§ **WORK INSTRUCTIONS**: Find, in the records below, the line that contains "Emit a Python" and the line that contains "g2_lower = [48, 98, 54.5]". Copy those two lines and everything between them exactly, but not the pictures.

Source data:
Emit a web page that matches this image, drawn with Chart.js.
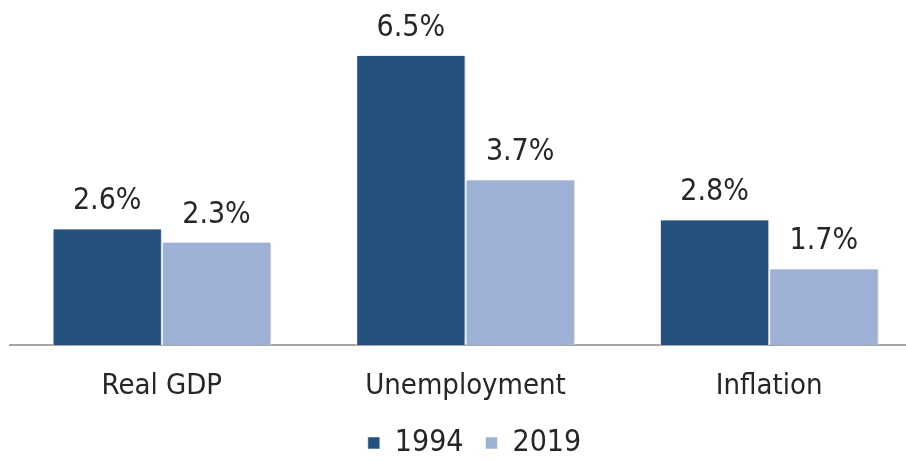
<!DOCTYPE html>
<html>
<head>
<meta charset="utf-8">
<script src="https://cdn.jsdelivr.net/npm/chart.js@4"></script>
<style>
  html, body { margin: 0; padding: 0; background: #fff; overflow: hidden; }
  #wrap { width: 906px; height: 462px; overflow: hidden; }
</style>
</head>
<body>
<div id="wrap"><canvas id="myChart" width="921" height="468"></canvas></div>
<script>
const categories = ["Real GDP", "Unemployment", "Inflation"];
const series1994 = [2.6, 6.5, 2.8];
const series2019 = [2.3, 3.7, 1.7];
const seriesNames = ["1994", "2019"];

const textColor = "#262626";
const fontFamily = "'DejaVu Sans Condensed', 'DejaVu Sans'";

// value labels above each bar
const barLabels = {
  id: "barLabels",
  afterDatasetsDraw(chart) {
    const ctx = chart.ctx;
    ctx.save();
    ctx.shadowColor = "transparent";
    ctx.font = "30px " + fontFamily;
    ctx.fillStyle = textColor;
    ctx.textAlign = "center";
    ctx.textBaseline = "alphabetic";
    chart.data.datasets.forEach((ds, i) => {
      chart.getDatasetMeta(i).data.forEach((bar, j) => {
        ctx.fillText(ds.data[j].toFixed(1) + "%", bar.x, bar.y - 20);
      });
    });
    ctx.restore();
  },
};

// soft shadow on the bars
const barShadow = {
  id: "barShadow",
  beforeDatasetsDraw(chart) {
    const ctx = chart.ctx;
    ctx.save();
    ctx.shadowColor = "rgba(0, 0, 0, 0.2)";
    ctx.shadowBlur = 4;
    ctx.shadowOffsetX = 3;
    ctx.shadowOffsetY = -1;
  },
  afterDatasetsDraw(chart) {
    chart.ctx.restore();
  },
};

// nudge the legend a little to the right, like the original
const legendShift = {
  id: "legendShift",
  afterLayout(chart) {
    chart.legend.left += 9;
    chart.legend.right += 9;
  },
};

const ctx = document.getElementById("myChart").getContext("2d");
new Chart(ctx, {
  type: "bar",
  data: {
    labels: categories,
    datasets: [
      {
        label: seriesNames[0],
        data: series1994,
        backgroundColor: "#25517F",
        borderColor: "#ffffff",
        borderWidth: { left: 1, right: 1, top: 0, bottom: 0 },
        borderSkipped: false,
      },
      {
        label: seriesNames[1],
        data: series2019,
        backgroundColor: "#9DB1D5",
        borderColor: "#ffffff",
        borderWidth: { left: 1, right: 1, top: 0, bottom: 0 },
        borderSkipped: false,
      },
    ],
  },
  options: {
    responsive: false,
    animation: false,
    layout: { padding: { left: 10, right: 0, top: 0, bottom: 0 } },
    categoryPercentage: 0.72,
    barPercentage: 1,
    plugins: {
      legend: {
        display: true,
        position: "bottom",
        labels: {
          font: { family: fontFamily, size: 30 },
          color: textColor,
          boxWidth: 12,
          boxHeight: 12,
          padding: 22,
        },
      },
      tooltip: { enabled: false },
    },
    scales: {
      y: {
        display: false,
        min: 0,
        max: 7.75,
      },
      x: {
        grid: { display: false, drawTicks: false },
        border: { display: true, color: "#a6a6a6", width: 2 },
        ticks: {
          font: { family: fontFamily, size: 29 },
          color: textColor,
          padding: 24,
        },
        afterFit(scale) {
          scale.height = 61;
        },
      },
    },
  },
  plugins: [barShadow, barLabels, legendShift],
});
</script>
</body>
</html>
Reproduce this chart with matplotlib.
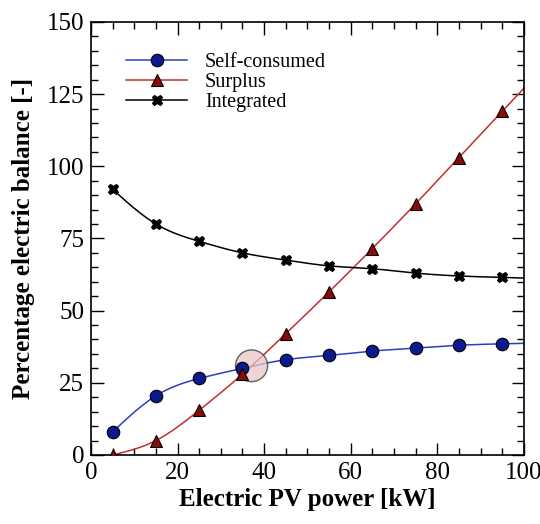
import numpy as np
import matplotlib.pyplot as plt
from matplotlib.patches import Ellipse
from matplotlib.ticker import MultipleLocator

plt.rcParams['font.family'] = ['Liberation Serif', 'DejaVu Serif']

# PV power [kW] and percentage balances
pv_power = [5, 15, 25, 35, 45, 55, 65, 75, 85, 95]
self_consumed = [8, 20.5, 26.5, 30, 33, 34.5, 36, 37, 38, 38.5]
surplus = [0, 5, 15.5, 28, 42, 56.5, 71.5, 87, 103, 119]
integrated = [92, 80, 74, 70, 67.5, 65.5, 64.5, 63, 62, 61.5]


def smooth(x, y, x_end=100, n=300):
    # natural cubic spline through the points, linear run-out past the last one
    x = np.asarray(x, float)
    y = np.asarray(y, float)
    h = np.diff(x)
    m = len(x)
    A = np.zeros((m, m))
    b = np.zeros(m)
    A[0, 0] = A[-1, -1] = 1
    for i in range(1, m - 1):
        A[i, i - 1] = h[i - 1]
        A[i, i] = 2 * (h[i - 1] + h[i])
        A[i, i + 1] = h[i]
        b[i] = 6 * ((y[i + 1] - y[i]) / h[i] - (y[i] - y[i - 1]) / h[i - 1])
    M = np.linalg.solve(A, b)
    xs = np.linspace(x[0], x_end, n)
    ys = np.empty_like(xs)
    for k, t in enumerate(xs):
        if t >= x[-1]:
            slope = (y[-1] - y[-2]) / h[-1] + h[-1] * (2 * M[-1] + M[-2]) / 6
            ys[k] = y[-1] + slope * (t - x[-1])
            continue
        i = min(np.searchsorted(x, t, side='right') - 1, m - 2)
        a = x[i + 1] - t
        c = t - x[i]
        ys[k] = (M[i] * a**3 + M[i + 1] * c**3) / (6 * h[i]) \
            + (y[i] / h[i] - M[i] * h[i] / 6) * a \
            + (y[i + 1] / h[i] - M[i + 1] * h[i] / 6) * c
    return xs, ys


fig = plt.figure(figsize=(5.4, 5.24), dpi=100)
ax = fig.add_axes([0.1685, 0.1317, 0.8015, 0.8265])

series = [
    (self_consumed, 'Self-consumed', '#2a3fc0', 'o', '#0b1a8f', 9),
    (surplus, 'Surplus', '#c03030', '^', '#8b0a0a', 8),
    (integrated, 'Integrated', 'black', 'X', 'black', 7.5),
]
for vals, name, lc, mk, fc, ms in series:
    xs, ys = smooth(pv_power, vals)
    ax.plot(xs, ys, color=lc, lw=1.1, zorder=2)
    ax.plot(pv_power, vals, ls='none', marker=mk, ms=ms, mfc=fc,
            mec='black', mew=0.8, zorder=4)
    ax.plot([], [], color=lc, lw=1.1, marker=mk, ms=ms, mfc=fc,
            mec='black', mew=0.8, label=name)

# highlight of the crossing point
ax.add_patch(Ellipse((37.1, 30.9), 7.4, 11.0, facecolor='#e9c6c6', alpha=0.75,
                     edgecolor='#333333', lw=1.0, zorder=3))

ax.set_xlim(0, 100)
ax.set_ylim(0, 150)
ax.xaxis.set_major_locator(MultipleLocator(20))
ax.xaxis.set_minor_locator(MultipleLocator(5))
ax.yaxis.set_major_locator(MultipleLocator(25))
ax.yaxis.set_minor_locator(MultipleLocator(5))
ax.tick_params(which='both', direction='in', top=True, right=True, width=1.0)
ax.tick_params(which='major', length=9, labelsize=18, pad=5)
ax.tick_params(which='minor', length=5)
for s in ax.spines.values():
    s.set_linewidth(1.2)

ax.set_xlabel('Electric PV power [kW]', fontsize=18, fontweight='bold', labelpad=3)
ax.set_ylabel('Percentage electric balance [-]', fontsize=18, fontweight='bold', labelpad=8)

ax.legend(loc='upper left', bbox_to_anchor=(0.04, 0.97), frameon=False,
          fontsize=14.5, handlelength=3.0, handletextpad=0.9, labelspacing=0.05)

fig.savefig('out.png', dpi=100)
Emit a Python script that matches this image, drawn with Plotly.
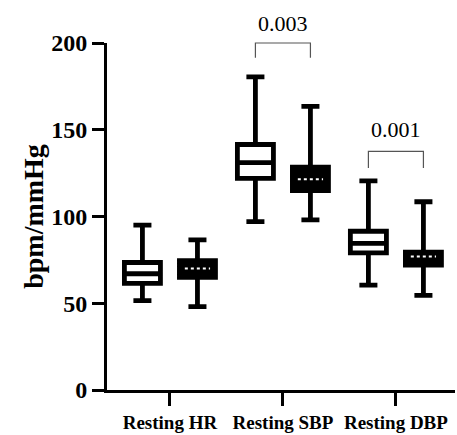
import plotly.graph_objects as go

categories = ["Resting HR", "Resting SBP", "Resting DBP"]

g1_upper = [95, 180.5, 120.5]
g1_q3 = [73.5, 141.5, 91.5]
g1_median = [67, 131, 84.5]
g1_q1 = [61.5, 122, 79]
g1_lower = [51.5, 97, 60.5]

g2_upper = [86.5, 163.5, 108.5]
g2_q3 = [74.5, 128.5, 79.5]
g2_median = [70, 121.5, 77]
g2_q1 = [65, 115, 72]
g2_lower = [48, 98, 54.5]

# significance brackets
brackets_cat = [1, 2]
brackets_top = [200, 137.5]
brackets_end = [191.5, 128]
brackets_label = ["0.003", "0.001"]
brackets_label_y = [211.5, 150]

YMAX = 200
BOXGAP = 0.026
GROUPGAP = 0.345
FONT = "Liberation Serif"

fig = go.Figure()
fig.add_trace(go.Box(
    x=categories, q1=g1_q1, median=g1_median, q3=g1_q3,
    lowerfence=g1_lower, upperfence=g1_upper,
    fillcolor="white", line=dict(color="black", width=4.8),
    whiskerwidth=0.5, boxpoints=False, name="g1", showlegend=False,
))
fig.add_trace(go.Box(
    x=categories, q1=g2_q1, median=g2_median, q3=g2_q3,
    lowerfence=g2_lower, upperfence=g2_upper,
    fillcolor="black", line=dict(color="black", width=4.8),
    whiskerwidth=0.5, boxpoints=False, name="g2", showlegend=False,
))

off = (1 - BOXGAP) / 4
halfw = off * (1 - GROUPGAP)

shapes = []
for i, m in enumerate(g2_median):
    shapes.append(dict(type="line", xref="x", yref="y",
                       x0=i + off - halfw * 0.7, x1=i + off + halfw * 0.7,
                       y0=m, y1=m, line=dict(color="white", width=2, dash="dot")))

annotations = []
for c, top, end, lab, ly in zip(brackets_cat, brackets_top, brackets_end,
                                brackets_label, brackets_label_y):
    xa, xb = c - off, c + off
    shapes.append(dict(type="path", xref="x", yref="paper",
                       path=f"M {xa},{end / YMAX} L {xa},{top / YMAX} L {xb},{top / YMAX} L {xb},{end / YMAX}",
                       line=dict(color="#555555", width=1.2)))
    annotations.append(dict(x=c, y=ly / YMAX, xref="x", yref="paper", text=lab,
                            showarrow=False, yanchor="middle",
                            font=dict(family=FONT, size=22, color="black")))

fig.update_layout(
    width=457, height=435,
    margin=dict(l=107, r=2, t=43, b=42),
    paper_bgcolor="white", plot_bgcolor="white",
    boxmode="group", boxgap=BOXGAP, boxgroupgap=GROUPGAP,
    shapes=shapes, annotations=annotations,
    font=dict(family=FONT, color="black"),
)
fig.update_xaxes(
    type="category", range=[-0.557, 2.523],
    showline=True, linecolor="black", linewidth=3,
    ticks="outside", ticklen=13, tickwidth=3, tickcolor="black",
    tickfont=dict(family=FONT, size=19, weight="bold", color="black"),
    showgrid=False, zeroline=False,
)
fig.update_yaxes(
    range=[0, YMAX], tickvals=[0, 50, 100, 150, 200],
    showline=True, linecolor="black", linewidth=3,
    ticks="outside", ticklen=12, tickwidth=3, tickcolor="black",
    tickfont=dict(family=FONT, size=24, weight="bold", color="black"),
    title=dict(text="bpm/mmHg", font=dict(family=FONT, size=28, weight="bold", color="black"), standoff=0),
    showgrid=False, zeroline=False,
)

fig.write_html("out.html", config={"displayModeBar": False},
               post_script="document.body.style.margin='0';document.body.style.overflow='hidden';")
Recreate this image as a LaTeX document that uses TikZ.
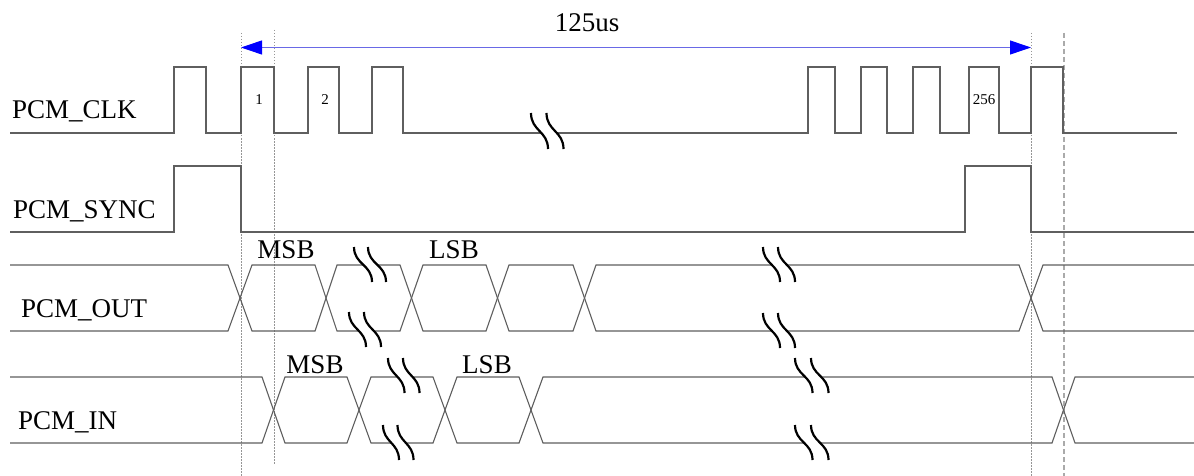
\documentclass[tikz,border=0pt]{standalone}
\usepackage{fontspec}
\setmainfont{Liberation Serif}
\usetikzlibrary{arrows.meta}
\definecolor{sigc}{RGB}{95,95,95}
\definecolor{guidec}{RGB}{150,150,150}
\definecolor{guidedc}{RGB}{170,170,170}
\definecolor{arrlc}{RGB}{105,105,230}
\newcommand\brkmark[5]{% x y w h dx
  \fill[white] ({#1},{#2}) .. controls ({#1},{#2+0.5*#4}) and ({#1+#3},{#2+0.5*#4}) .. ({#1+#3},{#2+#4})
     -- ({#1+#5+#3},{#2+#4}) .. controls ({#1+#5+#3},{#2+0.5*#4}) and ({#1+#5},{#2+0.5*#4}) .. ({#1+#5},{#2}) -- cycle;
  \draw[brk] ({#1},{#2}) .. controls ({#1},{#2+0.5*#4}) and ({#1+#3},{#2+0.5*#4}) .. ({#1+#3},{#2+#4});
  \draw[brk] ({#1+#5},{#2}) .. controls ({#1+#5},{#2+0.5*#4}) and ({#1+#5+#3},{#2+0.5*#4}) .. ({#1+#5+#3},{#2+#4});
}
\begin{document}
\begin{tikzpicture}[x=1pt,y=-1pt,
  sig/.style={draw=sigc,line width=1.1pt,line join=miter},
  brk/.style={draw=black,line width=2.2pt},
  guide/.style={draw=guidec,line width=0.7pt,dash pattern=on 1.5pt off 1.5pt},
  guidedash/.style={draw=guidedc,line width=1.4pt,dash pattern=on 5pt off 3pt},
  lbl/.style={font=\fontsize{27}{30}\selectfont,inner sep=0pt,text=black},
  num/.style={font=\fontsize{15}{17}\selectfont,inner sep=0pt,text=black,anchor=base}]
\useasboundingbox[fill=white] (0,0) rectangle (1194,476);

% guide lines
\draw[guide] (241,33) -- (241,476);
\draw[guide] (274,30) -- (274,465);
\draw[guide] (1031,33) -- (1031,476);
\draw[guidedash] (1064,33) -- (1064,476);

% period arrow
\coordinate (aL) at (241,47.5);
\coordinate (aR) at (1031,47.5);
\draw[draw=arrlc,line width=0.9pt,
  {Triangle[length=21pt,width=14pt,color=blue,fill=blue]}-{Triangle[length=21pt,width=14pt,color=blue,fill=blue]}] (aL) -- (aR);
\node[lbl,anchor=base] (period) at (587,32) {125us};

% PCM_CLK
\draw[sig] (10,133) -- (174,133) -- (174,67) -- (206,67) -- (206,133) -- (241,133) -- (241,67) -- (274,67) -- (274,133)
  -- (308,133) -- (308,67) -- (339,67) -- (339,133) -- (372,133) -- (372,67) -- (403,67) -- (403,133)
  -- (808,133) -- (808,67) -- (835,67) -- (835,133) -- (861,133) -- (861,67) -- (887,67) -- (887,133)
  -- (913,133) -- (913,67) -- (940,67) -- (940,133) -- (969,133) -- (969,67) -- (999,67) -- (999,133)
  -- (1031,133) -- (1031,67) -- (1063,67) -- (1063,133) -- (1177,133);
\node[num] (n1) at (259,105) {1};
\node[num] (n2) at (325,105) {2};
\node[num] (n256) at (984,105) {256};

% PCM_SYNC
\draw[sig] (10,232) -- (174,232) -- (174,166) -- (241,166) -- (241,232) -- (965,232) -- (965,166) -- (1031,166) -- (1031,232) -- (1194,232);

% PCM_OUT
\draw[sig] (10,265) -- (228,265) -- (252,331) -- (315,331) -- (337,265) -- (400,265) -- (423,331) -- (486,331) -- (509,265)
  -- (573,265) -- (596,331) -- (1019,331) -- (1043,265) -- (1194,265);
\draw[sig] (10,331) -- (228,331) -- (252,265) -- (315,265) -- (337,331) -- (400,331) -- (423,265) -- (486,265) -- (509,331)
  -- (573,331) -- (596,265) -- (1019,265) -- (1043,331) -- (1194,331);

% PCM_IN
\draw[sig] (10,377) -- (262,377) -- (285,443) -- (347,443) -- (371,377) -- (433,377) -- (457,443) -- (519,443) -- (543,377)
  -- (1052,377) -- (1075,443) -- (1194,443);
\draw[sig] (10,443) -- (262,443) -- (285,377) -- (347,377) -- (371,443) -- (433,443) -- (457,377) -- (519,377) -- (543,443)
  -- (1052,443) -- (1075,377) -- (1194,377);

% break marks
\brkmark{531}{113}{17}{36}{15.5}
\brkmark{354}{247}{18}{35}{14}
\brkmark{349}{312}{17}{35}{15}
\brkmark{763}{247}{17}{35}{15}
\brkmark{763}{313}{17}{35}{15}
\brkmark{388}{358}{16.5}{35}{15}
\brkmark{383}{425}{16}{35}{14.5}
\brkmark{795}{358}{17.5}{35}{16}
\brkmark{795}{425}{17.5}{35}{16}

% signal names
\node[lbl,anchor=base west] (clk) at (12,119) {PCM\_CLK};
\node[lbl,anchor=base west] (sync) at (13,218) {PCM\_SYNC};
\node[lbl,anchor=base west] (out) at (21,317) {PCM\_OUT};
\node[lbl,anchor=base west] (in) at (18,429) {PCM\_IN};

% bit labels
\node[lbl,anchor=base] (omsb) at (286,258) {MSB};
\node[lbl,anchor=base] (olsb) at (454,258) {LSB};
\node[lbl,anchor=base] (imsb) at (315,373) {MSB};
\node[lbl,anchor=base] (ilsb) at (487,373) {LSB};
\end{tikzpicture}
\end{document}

§ **SOLVED EXERCISE**:
Emit a Python script that matches this image, drawn with Plotly.
import plotly.graph_objects as go

categories = ["Resting HR", "Resting SBP", "Resting DBP"]

g1_upper = [95, 180.5, 120.5]
g1_q3 = [73.5, 141.5, 91.5]
g1_median = [67, 131, 84.5]
g1_q1 = [61.5, 122, 79]
g1_lower = [51.5, 97, 60.5]

g2_upper = [86.5, 163.5, 108.5]
g2_q3 = [74.5, 128.5, 79.5]
g2_median = [70, 121.5, 77]
g2_q1 = [65, 115, 72]
g2_lower = [48, 98, 54.5]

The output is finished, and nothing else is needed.